The building in which the gallery is housed occupies a surprisingly narrow plot for how much wonder it features inside. The whole space where the structure was built is only 13 metres long and 4.5 metres wide. The concrete of its facade creates a sense of communication between the gallery and its urban street setting but its texture also makes it stand out rather than blending entirely.

This is because of the stunning precast concrete that makes up the building’s exterior detailing. A sort of textured geometric stacking pattern results, framed perfectly on all sides and up top (where a beautiful rooftop garden sits) by luscious greenery, which balances the concrete in a truly beautiful way.

Originally tasked with the challenge of create a new space for the gallery, which was being moved from another location at the time, designers aimed to make the fresh spot look like the pieces are being displayed comfortably in someone’s home. This is part of the reason they decided to split the art between two main levels and include lots of seating from which people can appreciate the works.

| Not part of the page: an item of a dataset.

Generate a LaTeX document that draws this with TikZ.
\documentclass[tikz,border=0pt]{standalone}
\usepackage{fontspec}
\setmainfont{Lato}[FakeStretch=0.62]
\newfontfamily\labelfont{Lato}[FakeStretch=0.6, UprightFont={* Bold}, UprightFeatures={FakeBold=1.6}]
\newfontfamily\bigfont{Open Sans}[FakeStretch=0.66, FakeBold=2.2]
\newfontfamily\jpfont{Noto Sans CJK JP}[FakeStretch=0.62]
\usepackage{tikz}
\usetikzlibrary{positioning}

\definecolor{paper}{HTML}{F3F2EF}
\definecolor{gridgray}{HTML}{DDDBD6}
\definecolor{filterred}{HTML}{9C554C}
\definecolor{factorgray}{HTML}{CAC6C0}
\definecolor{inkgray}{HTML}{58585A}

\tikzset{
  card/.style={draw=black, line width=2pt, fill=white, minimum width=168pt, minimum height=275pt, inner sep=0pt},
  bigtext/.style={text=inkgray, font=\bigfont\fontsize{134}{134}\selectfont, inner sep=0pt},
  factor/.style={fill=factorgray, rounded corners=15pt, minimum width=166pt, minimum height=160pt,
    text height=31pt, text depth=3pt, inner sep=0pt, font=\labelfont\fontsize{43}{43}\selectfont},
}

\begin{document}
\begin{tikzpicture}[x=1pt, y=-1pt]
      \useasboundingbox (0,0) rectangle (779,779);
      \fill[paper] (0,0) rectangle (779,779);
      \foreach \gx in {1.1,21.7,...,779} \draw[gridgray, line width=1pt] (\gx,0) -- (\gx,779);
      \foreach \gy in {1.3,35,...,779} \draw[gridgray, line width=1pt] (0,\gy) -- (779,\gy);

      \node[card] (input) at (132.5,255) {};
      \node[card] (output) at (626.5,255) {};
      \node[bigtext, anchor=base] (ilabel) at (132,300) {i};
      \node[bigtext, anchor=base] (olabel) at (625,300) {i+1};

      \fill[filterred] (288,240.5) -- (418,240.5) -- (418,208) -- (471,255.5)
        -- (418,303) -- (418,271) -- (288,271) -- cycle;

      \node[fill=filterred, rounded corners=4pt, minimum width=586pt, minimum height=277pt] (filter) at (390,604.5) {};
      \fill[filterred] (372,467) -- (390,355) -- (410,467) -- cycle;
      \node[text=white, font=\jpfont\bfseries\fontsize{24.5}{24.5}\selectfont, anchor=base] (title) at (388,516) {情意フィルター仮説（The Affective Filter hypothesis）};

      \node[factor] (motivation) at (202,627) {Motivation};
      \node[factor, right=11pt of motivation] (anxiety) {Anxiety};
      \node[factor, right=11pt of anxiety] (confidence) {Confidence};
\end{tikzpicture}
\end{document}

Besides the two main floors, the new gallery also features the rooftop garden terrace we mentioned before, a free space that gets diverse use, a bathroom with its own miniature indoor-outdoor garden, and an office that might be turned into a cafe sometime in the future.

Starting where the awesomely geometric concrete facade ends, the building is clad with cobogos. These are a type of structure concrete wall with beautifully shaped cut outs that give a space a bit of privacy and delineation in their decorative standing without making it feel cut off from the outside world. This lets sunlight into the gallery in a way that is actually quite reminiscient of the local architecture.

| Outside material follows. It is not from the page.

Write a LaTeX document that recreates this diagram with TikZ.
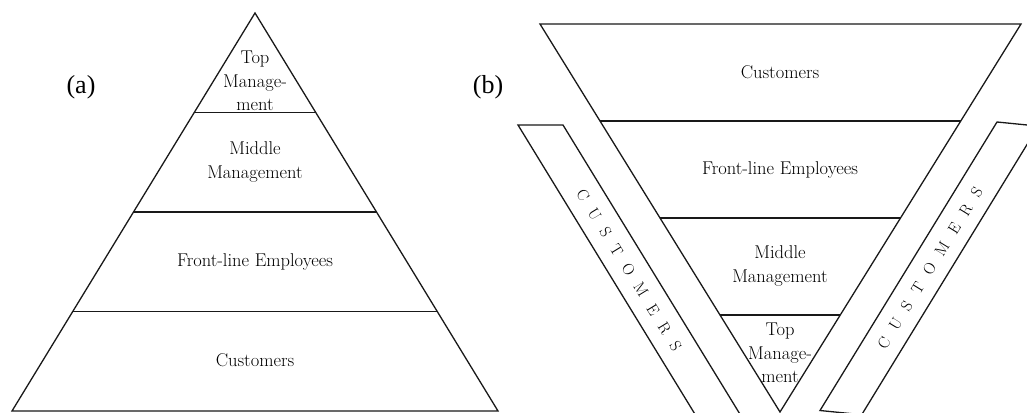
\documentclass[tikz,border=0pt]{standalone}
\usepackage{fontspec}
\newfontfamily\timesf{Liberation Serif}[Ligatures=TeX]
\usetikzlibrary{calc}
\newcommand\spc{\hspace{11.5pt}}
\begin{document}
\begin{tikzpicture}[x=1pt,y=-1pt,
  edge/.style={line width=1.3pt,draw=black!90,line join=miter},
  lbl/.style={font=\fontsize{18.5}{23.5}\selectfont,align=center,inner sep=0pt},
  bandtxt/.style={font=\fontsize{16}{16}\selectfont,inner sep=0pt},
  tag/.style={inner sep=0pt}]
\useasboundingbox (0,0) rectangle (1027,412);
\begin{scope}
\clip (0,0) rectangle (1027,412);
% ---------- (a) pyramid ----------
\coordinate (A) at (255,13);
\coordinate (BL) at (12,411);
\coordinate (BR) at (498,411);
\coordinate (aL1) at ($(A)!0.25!(BL)$);
\coordinate (aR1) at ($(A)!0.25!(BR)$);
\coordinate (aL2) at ($(A)!0.5!(BL)$);
\coordinate (aR2) at ($(A)!0.5!(BR)$);
\coordinate (aL3) at ($(A)!0.75!(BL)$);
\coordinate (aR3) at ($(A)!0.75!(BR)$);
\draw[edge] (A) -- (BL) -- (BR) -- cycle;
\draw[edge] (aL1) -- (aR1);
\draw[edge] (aL2) -- (aR2);
\draw[edge] (aL3) -- (aR3);
\node[lbl] (aTop) at (255,81) {Top\\Manage-\\ment};
\node[lbl] (aMid) at (255,162) {Middle\\Management};
\node[lbl] (aFront) at (255,262) {Front-line Employees};
\node[lbl] (aCust) at (255,360) {Customers};
\node[tag] (tagA) at (81,87) {\timesf\fontsize{26}{26}\selectfont (a)};
% ---------- (b) inverted pyramid ----------
\coordinate (TL) at (540,24);
\coordinate (TR) at (1021,24);
\coordinate (V) at (780,412);
\coordinate (bL1) at ($(TL)!0.25!(V)$);
\coordinate (bR1) at ($(TR)!0.25!(V)$);
\coordinate (bL2) at ($(TL)!0.5!(V)$);
\coordinate (bR2) at ($(TR)!0.5!(V)$);
\coordinate (bL3) at ($(TL)!0.75!(V)$);
\coordinate (bR3) at ($(TR)!0.75!(V)$);
\draw[edge] (TL) -- (TR) -- (V) -- cycle;
\draw[edge] (bL1) -- (bR1);
\draw[edge] (bL2) -- (bR2);
\draw[edge] (bL3) -- (bR3);
\node[lbl] (bCust) at (780,72) {Customers};
\node[lbl] (bFront) at (780,170) {Front-line Employees};
\node[lbl] (bMid) at (780,266) {Middle\\Management};
\node[lbl] (bTop) at (780,353) {Top\\Manage-\\ment};
\node[tag] (tagB) at (488,87) {\timesf\fontsize{26}{26}\selectfont (b)};
% left band
\coordinate (L1) at (518,125);
\coordinate (L2) at (563,125);
\coordinate (L3) at (746.6,425);
\coordinate (L4) at (701.6,425);
\draw[edge] (L4) -- (L1) -- (L2) -- (L3);
\node[bandtxt,rotate=-58.5] (lcust) at (629,270) {C\spc U\spc S\spc T\spc O\spc M\spc E\spc R\spc S};
% right band
\coordinate (Q1) at (997,122);
\coordinate (Q2) at (1038.3,126.1);
\coordinate (Q3) at (861.7,414.7);
\coordinate (Q4) at (820,410.5);
\draw[edge] (Q1) -- (Q2) -- (Q3) -- (Q4) -- cycle;
\node[bandtxt,rotate=58.5] (rcust) at (930,268) {C\spc U\spc S\spc T\spc O\spc M\spc E\spc R\spc S};
\end{scope}
\end{tikzpicture}
\end{document}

Insides, a staircase leads up the centre of the gallery from the ground floor to the second. These stairs are made with plaques supported by a central beam. At the top of the staircase, the beam serves as a spot for displaying additional artwork amidst its cheerful yellow screen feature.

Throughout the whole space, large windows let natural light perfectly highlight the art hung carefully on almost every inch of the walls. These windows also establish a stunning sense of communication between the peaceful interior and the city street outside. Around both floors, visitors experience a strongly established colour scheme made primarily of yellow, grey, and black.

This colour scheme stretches from the ground floor all the way up to the stunning terrace at the top, broken only by the green of the luscious plants all around and the colours in the paintings. Those paintings and frames themselves are hung with extreme care; they’re suspended on chains rather than hooks or nails so they can be displayed at all different heights without damaging the art or the walls.